Seriously, how can you not want to stay in a country like this? It was like God’s own watercolor set just spilled from one horizon to the next as everyone gathered in the evening cool.
Actually, this was taken at home, but my entire body feels like my hair in this photo: upright and awesome. So far I’ve survived driving on the left-hand side of the road, a steak and mushroom pie, and the squeaky top bunk at the hostel. As soon as my lungs clear out, I’ll be off on a training ride around the Bays. You stay classy, America!
Hi, there. May I call you Nathan? I’d call you “Captain,” but I’m sure you get enough of that, especially from the Internet.
Here’s the thing, Nathan: I had a hell of a tough weekend. 22 miles on foot on Saturday, then 1.5 hours in the Pacific (water temps somewhere in the high 50s), then 8 hours in the saddle. I was supposed to bring in 115 miles, and the weather was beautiful, just the kind you’d want on a big ride. Problem was, see, I still can’t do the hills on PCH, so I had to go south along the bike path. And if I thought it was a good day for cycling, so did half the city. The other half decided it was perfect for walking and rollerblading, and that the bike path would be the perfect spot to get their mobile on.
So, it was a long day of slowing down, dodging pedestrians, helping people out with flats because I wasn’t going fast enough to escape their pleas for help, everything. And the sun was going down, and I still hadn’t found the last 17 miles and…
Nathan, I had to pack it in. I probably could’ve grabbed my windbreaker and lights, slugged down one more Powerbar and done a fast Marina loop, but I was done. No more dodging cars, no more looking out for taxis fighting for fares, no more swerving around jaywalking Venice hipster wanktards. Finito. Finished. Done.
I felt like an utter failure, that I was going to travel to Taupo only to get pulled from the bike course because I couldn’t finish the bike course in time. It’s been a long nine months, man, and I’m sure you could imagine how frustrating that would be. I flopped on the floor, without even the energy to stretch, and I flipped on the tube, hoping to have myself a good manly cry.
And there you were. TNT was playing “Saving Private Ryan,” right at your scene.

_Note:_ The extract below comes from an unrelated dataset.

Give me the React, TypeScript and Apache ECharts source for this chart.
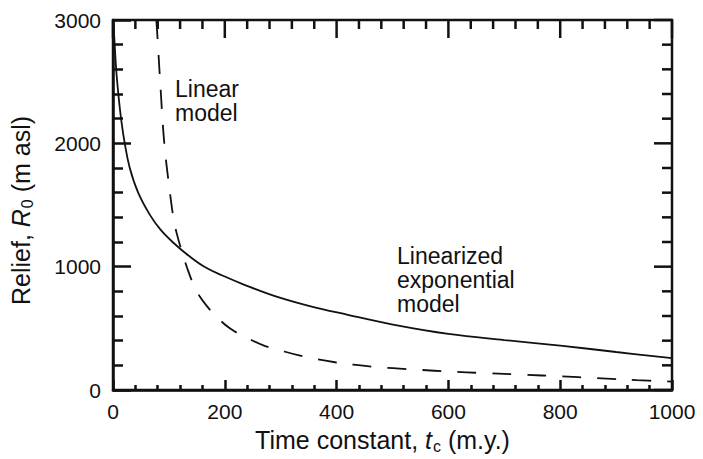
import React, { useEffect, useRef } from "react";
import * as echarts from "echarts";

// Linearized exponential model (solid)
const expX = [0.5, 3, 6, 10, 15, 21, 30, 45, 66, 85, 108, 135, 165, 200, 233, 287, 352, 420, 513, 600, 700, 800, 900, 1000];
const expY = [3000, 2800, 2580, 2380, 2180, 2000, 1800, 1600, 1420, 1300, 1194, 1090, 995, 920, 857, 765, 680, 610, 520, 455, 405, 360, 308, 258];

// Linear model (dashed)
const linX = [77.5, 80, 83, 86, 89, 93, 98, 103, 108, 114, 123, 133, 144, 155, 168, 184, 209, 239, 269, 302, 333, 364, 397, 430, 466, 501, 550, 600, 665, 734, 800, 865, 937, 1000];
const linY = [3000, 2830, 2600, 2380, 2160, 1940, 1740, 1560, 1400, 1270, 1126, 985, 855, 760, 680, 600, 500, 425, 362, 318, 280, 250, 225, 205, 188, 177, 163, 150, 137, 124, 111, 97, 80, 68];

const xTicks = [0, 200, 400, 600, 800, 1000];
const yTicks = [0, 1000, 2000, 3000];
const minorPerMajor = 5;

const FONT = "Liberation Sans, Arial, Helvetica, sans-serif";
const INK = "#111";

function tickList(major: number[]) {
  const out: [number, boolean][] = [];
  for (let k = 0; k < major.length; k++) {
    out.push([major[k], true]);
    if (k < major.length - 1) {
      const step = (major[k + 1] - major[k]) / minorPerMajor;
      for (let m = 1; m < minorPerMajor; m++) out.push([major[k] + m * step, false]);
    }
  }
  return out;
}

export default function App() {
  const ref = useRef<HTMLDivElement>(null);
  useEffect(() => {
    if (!ref.current) return;
    const chart = echarts.init(ref.current, undefined, { renderer: "svg" });
    const xMin = xTicks[0], xMax = xTicks[xTicks.length - 1];
    const yMin = yTicks[0], yMax = yTicks[yTicks.length - 1];
    const xInt = xTicks[1] - xTicks[0];
    const yInt = yTicks[1] - yTicks[0];
    const rich = {
      n: { fontFamily: FONT, fontSize: 25, color: INK, lineHeight: 28 },
      i: { fontFamily: FONT, fontSize: 25, color: INK, fontStyle: "italic", lineHeight: 28 },
      s: { fontFamily: FONT, fontSize: 16, color: INK, lineHeight: 28, verticalAlign: "bottom", padding: [0, 0, 0, 1] },
    };
    const texts = [
      {
        type: "text", left: 175, top: 77,
        style: { text: "Linear\nmodel", fill: INK, font: `23px ${FONT}`, lineHeight: 24 },
      },
      {
        type: "text", left: 397, top: 244,
        style: { text: "Linearized\nexponential\nmodel", fill: INK, font: `23px ${FONT}`, lineHeight: 24 },
      },
    ];
    chart.setOption({
      animation: false,
      backgroundColor: "#fff",
      grid: { show: true, borderColor: INK, borderWidth: 2.5, left: 113, right: 31, top: 20, bottom: 68, containLabel: false },
      xAxis: {
        type: "value", min: xMin, max: xMax, interval: xInt,
        splitLine: { show: false },
        axisLine: { show: true, lineStyle: { color: INK, width: 2.5 } },
        axisTick: { show: true, inside: true, length: 10, lineStyle: { color: INK, width: 2.5 } },
        minorTick: { show: true, splitNumber: minorPerMajor, length: 5, lineStyle: { color: INK, width: 2.5 } },
        axisLabel: { color: INK, fontFamily: FONT, fontSize: 21, margin: 11, formatter: (v: number) => String(v) },
        name: "{n|Time constant, }{i|t}{s|c}{n| (m.y.)}",
        nameLocation: "middle",
        nameGap: 36,
        nameTextStyle: { rich, padding: [0, 20, 0, 0] },
      },
      yAxis: {
        type: "value", min: yMin, max: yMax, interval: yInt,
        splitLine: { show: false },
        axisLine: { show: true, lineStyle: { color: INK, width: 2.5 } },
        axisTick: { show: true, inside: true, length: 18, lineStyle: { color: INK, width: 2.5 } },
        minorTick: { show: true, splitNumber: minorPerMajor, length: 10, lineStyle: { color: INK, width: 2.5 } },
        axisLabel: { color: INK, fontFamily: FONT, fontSize: 21, margin: 12, formatter: (v: number) => String(v) },
        name: "{n|Relief, }{i|R}{s|0}{n| (m asl)}",
        nameLocation: "middle",
        nameGap: 78,
        nameTextStyle: { rich, padding: [0, 11, 0, 0] },
      },
      series: [
        {
          type: "line",
          data: expX.map((x, k) => [x, expY[k]]),
          showSymbol: false, smooth: 0.4,
          lineStyle: { color: INK, width: 1.8, type: "solid" },
        },
        {
          type: "line",
          data: linX.map((x, k) => [x, linY[k]]),
          showSymbol: false, smooth: 0.4,
          lineStyle: { color: INK, width: 1.8, type: [19, 16] },
        },
      ],
      graphic: texts,
    });

    // Top and right inward ticks, placed through the grid's own scales.
    try {
      const toPx = (xv: number, yv: number) =>
        chart.convertToPixel({ gridIndex: 0 } as any, [xv, yv]) as number[];
      const tickStyle = { stroke: INK, lineWidth: 2.5 };
      const ticks: any[] = [];
      tickList(xTicks).forEach(([v, major]) => {
        const pt = toPx(v, yMax);
        if (!pt || !isFinite(pt[0])) return;
        const lt = major ? 18 : 9;
        ticks.push({ type: "line", silent: true, shape: { x1: pt[0], y1: pt[1], x2: pt[0], y2: pt[1] + lt }, style: tickStyle });
      });
      tickList(yTicks).forEach(([v, major]) => {
        const pr = toPx(xMax, v);
        if (!pr || !isFinite(pr[0])) return;
        const len = major ? 18 : 10;
        ticks.push({ type: "line", silent: true, shape: { x1: pr[0], y1: pr[1], x2: pr[0] - len, y2: pr[1] }, style: tickStyle });
      });
      chart.setOption({ graphic: [...texts, ...ticks] }, { replaceMerge: ["graphic"] } as any);
    } catch (e) {
      // keep the chart as drawn if tick placement fails
    }

    return () => chart.dispose();
  }, []);
  return (
    <div
      ref={ref}
      style={{ position: "fixed", left: 0, top: 0, width: 703, height: 459, background: "#fff" }}
    />
  );
}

I don’t know if your turn as James Frederick Ryan, Minnesota, is one you recall with fondness (though, dude, getting a speaking part like that in a Spielberg movie had to mean a pretty good paycheck), but it has now earned a special place in my heart because, just at that moment when I lay on the floor, completely out of gas, and you started bawling. And I mean bawling, just sobbing your guts out like the entire world had come to an end and there was nothing else to do.
And I realized: I don’t need to cry, because you did it for me.
After watching that bit a few times (thanks, Tivo!), I felt better. Granted, the hot shower, banana and resting in my wife’s lap helped, but I will always know that it was you, Nathan Fillion, who pulled me out of that funk. And for that, sir, I thank you.
-A.
This has been the toughest week of training, just because I thought last week was it. I’d get through that long ride (97 miles, in the rain, with headwinds, wolves and snotty Manhattan Beach teenagers chasing after me), pour myself a fish taco martini, put my feet up and relax until race day. It was time for The Taper, that mythical time when triathletes’ broken bodies magically knit themselves into something stronger, mightier, sexier than before.
But no. I had one more week to go.
This, of course, is where the mental preparation is supposed to come into play. “I think I can” must give way to “You bet your sweet ass I will,” even though every little bit of me wants to sleep thirteen hours a day and spend the other eleven hours on the couch with a stack of comic books at my side. I am tired, man, tired in a way that I’ve never been before. It’s not just the physical exhaustion, either. I am sick and goddamn tired of Powerbars, pre-dawn risings, going to bed at 8.30, the stretching, the icing, the whole enchilada. Tired. Sick And.
But I’m still going to get up early for tomorrow’s 40 miler. And I’m going to do that 22-mile hoof on Saturday. And I’m going to do the swim and the last big ride (115 miles!). And then that is it. Until race day. And then that’s it.
At least, that’s it until the next race.
I feel like I’m in a holding pattern. Waiting for my leg to heal. Waiting for Ironman. Waiting for my birthday. Waiting for the inevitable hassle that the TSA’s sure to inflict. Waiting to hear from Clarion. Waiting for time to write. Waiting, waiting, waiting.
And it’s a lot of crap. Waiting is the opposite of not doing, and not doing is the same as being dead. The worst drug in the world isn’t tv, it’s waiting. Waiting kills time, murders by inches, crushes the soul one tiny weight at a time. Doing is being, is living, is telling entropy to take a flying leap. Yes, it’ll get me in the end, but, dammit, it’ll never take me alive.
So. Doing. Edit this gawdawful copy. Finish that story. Start another one. Do those stretches. Ice those limbs. Get in that saddle or that pool or those shoes and do, dammit. Let everyone else wait. I need to do.